◆ What to produce ◆
Each line of the listing that contains the word "React" is to be copied.

◆ Given information ◆
>>
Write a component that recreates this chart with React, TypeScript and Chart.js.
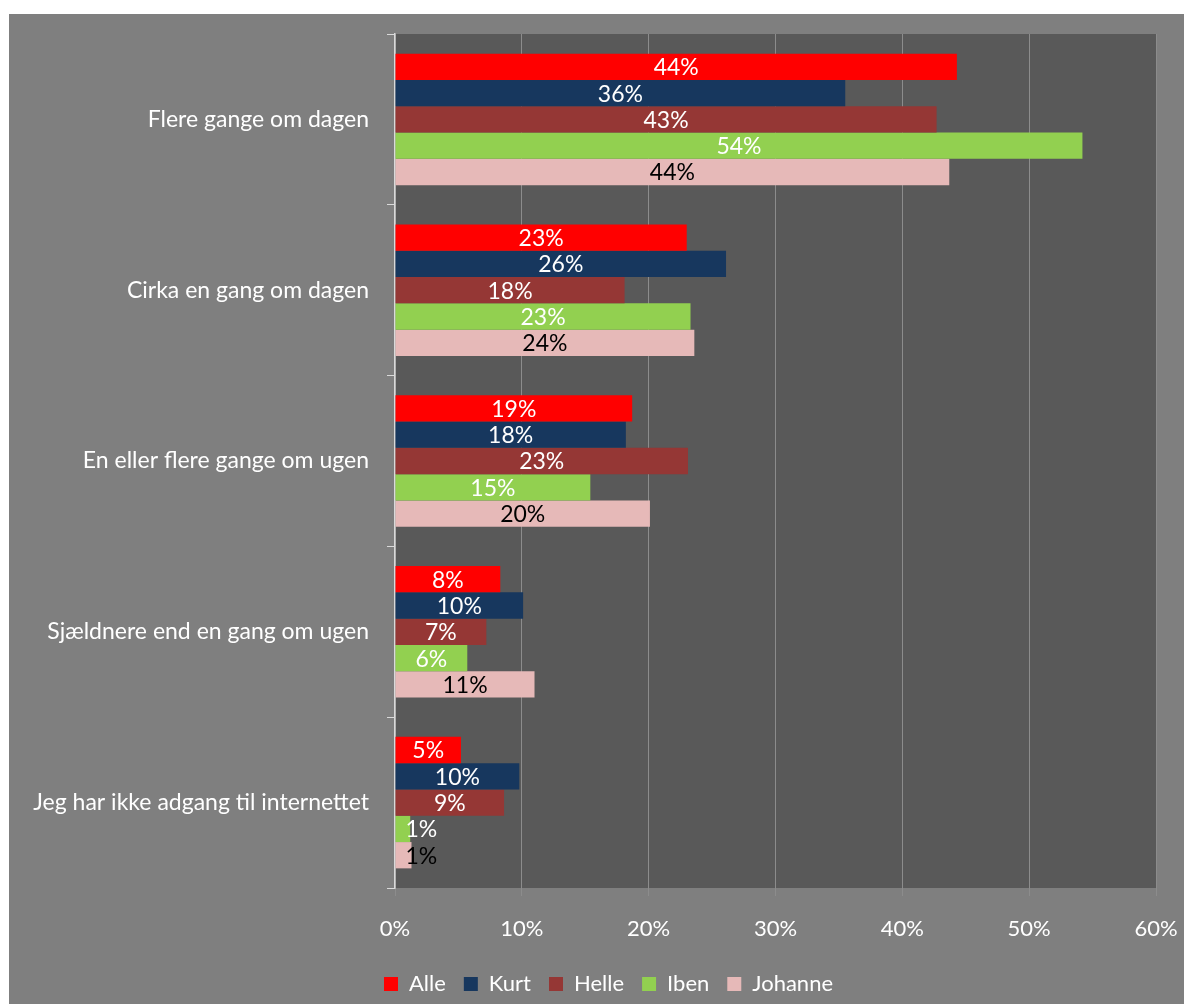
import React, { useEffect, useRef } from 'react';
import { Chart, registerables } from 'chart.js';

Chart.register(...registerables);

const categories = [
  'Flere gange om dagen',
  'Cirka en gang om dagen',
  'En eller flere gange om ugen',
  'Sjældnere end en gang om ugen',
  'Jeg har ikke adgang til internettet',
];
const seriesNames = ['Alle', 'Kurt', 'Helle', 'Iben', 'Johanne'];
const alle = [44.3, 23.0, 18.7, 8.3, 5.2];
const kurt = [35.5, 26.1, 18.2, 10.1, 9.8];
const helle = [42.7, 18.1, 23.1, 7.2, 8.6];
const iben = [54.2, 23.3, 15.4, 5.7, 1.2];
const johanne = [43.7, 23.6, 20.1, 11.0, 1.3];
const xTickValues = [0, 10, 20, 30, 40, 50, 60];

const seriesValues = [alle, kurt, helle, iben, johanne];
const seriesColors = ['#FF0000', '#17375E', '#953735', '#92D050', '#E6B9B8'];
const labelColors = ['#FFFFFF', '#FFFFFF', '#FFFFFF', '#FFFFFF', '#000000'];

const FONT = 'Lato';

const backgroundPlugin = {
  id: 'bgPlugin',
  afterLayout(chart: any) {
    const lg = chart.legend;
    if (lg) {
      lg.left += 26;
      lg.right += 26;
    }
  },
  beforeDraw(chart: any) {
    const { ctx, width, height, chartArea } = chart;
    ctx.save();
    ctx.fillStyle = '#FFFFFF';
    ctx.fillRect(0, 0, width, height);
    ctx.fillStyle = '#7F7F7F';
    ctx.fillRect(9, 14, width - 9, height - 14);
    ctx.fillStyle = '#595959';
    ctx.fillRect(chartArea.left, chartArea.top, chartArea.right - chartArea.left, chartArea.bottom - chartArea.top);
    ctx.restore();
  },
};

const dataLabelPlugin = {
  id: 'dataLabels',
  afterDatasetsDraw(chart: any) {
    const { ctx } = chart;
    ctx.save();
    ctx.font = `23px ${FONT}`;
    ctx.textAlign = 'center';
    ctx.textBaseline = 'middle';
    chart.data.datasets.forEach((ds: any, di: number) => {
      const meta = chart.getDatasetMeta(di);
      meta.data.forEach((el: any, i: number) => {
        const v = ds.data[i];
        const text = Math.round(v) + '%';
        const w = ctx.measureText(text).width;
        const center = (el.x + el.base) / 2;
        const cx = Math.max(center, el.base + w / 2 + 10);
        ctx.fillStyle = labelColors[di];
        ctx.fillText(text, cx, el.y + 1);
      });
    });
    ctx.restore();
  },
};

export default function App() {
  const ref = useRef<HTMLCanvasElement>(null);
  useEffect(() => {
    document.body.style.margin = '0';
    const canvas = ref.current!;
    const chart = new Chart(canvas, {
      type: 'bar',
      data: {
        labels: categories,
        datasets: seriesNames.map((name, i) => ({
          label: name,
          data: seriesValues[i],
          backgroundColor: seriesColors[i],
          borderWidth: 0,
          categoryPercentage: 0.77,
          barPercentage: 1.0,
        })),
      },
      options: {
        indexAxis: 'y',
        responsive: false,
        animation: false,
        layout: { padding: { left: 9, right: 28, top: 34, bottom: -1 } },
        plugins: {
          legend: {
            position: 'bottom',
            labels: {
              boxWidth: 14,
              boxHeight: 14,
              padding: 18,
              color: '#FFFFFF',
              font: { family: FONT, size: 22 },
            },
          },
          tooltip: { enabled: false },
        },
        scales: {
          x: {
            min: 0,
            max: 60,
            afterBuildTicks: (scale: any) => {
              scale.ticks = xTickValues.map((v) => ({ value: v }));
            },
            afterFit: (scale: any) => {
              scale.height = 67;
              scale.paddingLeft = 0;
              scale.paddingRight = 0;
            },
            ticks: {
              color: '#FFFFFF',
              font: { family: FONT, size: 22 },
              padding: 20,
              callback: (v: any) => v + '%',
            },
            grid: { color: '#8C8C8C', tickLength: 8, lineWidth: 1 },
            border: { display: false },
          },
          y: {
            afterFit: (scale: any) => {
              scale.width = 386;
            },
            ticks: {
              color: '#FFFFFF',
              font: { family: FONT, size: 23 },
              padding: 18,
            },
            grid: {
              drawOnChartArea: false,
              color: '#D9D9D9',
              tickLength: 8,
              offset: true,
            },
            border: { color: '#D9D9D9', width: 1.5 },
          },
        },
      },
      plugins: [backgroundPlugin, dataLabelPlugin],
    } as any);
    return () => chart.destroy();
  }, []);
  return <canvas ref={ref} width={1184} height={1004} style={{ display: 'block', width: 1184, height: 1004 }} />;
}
<<
◆ Solution for this task ◆
Write a component that recreates this chart with React, TypeScript and Chart.js.
import React, { useEffect, useRef } from 'react';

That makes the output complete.